SOURCE MATERIAL:

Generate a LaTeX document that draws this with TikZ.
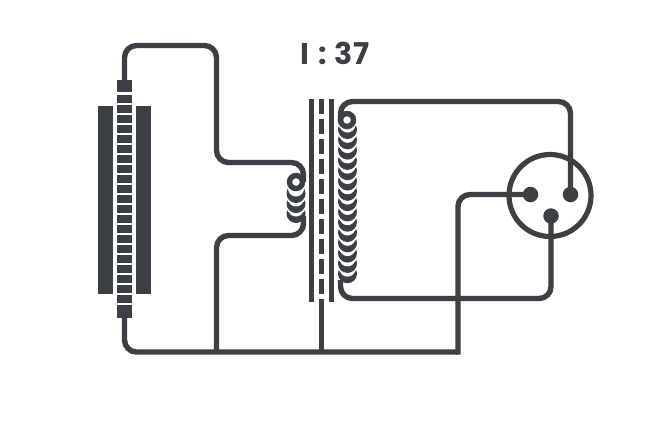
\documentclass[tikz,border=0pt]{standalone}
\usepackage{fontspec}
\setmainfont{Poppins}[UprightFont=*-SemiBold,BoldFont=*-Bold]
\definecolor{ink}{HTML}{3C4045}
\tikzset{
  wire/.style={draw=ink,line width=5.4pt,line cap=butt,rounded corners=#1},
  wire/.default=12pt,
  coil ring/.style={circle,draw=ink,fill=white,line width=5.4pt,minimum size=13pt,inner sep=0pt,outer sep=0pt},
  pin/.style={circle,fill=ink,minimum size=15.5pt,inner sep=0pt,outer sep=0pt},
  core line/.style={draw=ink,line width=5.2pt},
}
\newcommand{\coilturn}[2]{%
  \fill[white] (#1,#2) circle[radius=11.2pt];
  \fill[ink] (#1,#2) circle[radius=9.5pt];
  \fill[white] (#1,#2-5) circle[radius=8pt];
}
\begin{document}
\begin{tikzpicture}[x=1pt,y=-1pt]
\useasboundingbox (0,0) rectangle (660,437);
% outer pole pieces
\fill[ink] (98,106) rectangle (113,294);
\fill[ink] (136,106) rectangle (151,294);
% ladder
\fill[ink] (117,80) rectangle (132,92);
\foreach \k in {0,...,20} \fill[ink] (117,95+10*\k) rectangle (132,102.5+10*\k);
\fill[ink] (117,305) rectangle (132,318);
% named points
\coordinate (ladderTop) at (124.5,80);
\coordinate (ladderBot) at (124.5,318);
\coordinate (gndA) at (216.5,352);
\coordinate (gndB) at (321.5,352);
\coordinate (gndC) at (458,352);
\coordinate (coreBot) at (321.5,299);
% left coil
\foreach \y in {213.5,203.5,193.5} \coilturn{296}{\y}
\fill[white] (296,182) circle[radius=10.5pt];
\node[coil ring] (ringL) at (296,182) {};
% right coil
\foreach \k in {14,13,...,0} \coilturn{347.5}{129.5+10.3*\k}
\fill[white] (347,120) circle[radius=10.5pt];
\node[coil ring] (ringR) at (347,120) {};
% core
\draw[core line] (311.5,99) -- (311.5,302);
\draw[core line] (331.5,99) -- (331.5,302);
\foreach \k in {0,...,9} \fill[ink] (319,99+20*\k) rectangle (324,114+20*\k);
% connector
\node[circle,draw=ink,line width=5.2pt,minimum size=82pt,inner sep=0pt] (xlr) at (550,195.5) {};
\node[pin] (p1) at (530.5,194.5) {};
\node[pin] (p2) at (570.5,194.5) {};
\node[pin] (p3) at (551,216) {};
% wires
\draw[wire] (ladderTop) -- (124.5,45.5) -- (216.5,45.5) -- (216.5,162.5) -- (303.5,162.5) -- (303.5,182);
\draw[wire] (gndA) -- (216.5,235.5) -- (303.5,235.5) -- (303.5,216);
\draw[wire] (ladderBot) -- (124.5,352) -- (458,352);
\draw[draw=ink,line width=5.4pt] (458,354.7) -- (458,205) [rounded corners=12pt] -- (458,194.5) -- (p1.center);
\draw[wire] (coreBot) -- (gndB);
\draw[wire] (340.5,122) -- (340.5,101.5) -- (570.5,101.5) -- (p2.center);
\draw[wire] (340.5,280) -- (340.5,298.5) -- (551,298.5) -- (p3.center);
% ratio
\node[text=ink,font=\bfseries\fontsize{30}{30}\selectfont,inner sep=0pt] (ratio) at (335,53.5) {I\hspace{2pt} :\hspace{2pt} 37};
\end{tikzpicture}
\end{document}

WORK TO BE COMPLETED: Exclude the pictures, and transcribe all of the material exactly.

CORRECT ANSWER:
Generate a LaTeX document that draws this with TikZ.
\documentclass[tikz,border=0pt]{standalone}
\usepackage{fontspec}
\setmainfont{Poppins}[UprightFont=*-SemiBold,BoldFont=*-Bold]
\definecolor{ink}{HTML}{3C4045}
\tikzset{
  wire/.style={draw=ink,line width=5.4pt,line cap=butt,rounded corners=#1},
  wire/.default=12pt,
  coil ring/.style={circle,draw=ink,fill=white,line width=5.4pt,minimum size=13pt,inner sep=0pt,outer sep=0pt},
  pin/.style={circle,fill=ink,minimum size=15.5pt,inner sep=0pt,outer sep=0pt},
  core line/.style={draw=ink,line width=5.2pt},
}
\newcommand{\coilturn}[2]{%
  \fill[white] (#1,#2) circle[radius=11.2pt];
  \fill[ink] (#1,#2) circle[radius=9.5pt];
  \fill[white] (#1,#2-5) circle[radius=8pt];
}
\begin{document}
\begin{tikzpicture}[x=1pt,y=-1pt]
\useasboundingbox (0,0) rectangle (660,437);
% outer pole pieces
\fill[ink] (98,106) rectangle (113,294);
\fill[ink] (136,106) rectangle (151,294);
% ladder
\fill[ink] (117,80) rectangle (132,92);
\foreach \k in {0,...,20} \fill[ink] (117,95+10*\k) rectangle (132,102.5+10*\k);
\fill[ink] (117,305) rectangle (132,318);
% named points
\coordinate (ladderTop) at (124.5,80);
\coordinate (ladderBot) at (124.5,318);
\coordinate (gndA) at (216.5,352);
\coordinate (gndB) at (321.5,352);
\coordinate (gndC) at (458,352);
\coordinate (coreBot) at (321.5,299);
% left coil
\foreach \y in {213.5,203.5,193.5} \coilturn{296}{\y}
\fill[white] (296,182) circle[radius=10.5pt];
\node[coil ring] (ringL) at (296,182) {};
% right coil
\foreach \k in {14,13,...,0} \coilturn{347.5}{129.5+10.3*\k}
\fill[white] (347,120) circle[radius=10.5pt];
\node[coil ring] (ringR) at (347,120) {};
% core
\draw[core line] (311.5,99) -- (311.5,302);
\draw[core line] (331.5,99) -- (331.5,302);
\foreach \k in {0,...,9} \fill[ink] (319,99+20*\k) rectangle (324,114+20*\k);
% connector
\node[circle,draw=ink,line width=5.2pt,minimum size=82pt,inner sep=0pt] (xlr) at (550,195.5) {};
\node[pin] (p1) at (530.5,194.5) {};
\node[pin] (p2) at (570.5,194.5) {};
\node[pin] (p3) at (551,216) {};
% wires
\draw[wire] (ladderTop) -- (124.5,45.5) -- (216.5,45.5) -- (216.5,162.5) -- (303.5,162.5) -- (303.5,182);
\draw[wire] (gndA) -- (216.5,235.5) -- (303.5,235.5) -- (303.5,216);
\draw[wire] (ladderBot) -- (124.5,352) -- (458,352);
\draw[draw=ink,line width=5.4pt] (458,354.7) -- (458,205) [rounded corners=12pt] -- (458,194.5) -- (p1.center);
\draw[wire] (coreBot) -- (gndB);
\draw[wire] (340.5,122) -- (340.5,101.5) -- (570.5,101.5) -- (p2.center);
\draw[wire] (340.5,280) -- (340.5,298.5) -- (551,298.5) -- (p3.center);
% ratio
\node[text=ink,font=\bfseries\fontsize{30}{30}\selectfont,inner sep=0pt] (ratio) at (335,53.5) {I\hspace{2pt} :\hspace{2pt} 37};
\end{tikzpicture}
\end{document}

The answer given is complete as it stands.